Required task = Will you return, word for word, only the lines from the top of the data below down to and including the one with "fontsize=13, color='#222222', labelpad=22)"?

Stored data =
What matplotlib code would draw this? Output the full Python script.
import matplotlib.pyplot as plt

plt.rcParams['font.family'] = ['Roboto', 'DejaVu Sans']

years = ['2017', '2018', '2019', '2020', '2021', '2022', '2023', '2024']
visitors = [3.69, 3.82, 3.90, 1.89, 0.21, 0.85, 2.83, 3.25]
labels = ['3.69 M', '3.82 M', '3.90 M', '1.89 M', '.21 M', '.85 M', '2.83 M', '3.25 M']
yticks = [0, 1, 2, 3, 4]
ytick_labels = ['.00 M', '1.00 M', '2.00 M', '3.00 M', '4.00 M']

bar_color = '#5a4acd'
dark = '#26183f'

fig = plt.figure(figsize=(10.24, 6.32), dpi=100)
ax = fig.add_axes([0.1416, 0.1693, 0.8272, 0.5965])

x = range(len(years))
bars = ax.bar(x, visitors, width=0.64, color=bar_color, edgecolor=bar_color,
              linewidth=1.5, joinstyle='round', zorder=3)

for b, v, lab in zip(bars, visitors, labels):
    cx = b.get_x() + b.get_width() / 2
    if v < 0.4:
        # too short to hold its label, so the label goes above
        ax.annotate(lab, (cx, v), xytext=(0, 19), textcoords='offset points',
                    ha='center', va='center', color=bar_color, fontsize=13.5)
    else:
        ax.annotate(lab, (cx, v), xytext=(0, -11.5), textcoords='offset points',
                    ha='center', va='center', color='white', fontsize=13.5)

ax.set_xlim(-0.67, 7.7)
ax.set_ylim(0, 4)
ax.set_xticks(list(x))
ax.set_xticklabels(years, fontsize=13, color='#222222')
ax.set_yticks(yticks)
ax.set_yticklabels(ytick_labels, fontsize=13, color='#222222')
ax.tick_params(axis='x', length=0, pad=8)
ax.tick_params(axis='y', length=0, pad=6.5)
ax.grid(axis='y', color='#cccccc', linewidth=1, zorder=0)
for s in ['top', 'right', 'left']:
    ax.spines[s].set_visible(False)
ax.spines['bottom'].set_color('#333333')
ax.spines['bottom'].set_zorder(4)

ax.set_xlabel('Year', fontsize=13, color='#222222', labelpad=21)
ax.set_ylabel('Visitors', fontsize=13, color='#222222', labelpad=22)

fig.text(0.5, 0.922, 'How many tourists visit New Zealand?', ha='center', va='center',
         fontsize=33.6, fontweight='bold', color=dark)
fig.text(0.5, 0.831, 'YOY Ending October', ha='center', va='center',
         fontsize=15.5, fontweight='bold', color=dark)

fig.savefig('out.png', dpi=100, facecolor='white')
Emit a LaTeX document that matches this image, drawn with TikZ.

Expected answer =
What matplotlib code would draw this? Output the full Python script.
import matplotlib.pyplot as plt

plt.rcParams['font.family'] = ['Roboto', 'DejaVu Sans']

years = ['2017', '2018', '2019', '2020', '2021', '2022', '2023', '2024']
visitors = [3.69, 3.82, 3.90, 1.89, 0.21, 0.85, 2.83, 3.25]
labels = ['3.69 M', '3.82 M', '3.90 M', '1.89 M', '.21 M', '.85 M', '2.83 M', '3.25 M']
yticks = [0, 1, 2, 3, 4]
ytick_labels = ['.00 M', '1.00 M', '2.00 M', '3.00 M', '4.00 M']

bar_color = '#5a4acd'
dark = '#26183f'

fig = plt.figure(figsize=(10.24, 6.32), dpi=100)
ax = fig.add_axes([0.1416, 0.1693, 0.8272, 0.5965])

x = range(len(years))
bars = ax.bar(x, visitors, width=0.64, color=bar_color, edgecolor=bar_color,
              linewidth=1.5, joinstyle='round', zorder=3)

for b, v, lab in zip(bars, visitors, labels):
    cx = b.get_x() + b.get_width() / 2
    if v < 0.4:
        # too short to hold its label, so the label goes above
        ax.annotate(lab, (cx, v), xytext=(0, 19), textcoords='offset points',
                    ha='center', va='center', color=bar_color, fontsize=13.5)
    else:
        ax.annotate(lab, (cx, v), xytext=(0, -11.5), textcoords='offset points',
                    ha='center', va='center', color='white', fontsize=13.5)

ax.set_xlim(-0.67, 7.7)
ax.set_ylim(0, 4)
ax.set_xticks(list(x))
ax.set_xticklabels(years, fontsize=13, color='#222222')
ax.set_yticks(yticks)
ax.set_yticklabels(ytick_labels, fontsize=13, color='#222222')
ax.tick_params(axis='x', length=0, pad=8)
ax.tick_params(axis='y', length=0, pad=6.5)
ax.grid(axis='y', color='#cccccc', linewidth=1, zorder=0)
for s in ['top', 'right', 'left']:
    ax.spines[s].set_visible(False)
ax.spines['bottom'].set_color('#333333')
ax.spines['bottom'].set_zorder(4)

ax.set_xlabel('Year', fontsize=13, color='#222222', labelpad=21)
ax.set_ylabel('Visitors', fontsize=13, color='#222222', labelpad=22)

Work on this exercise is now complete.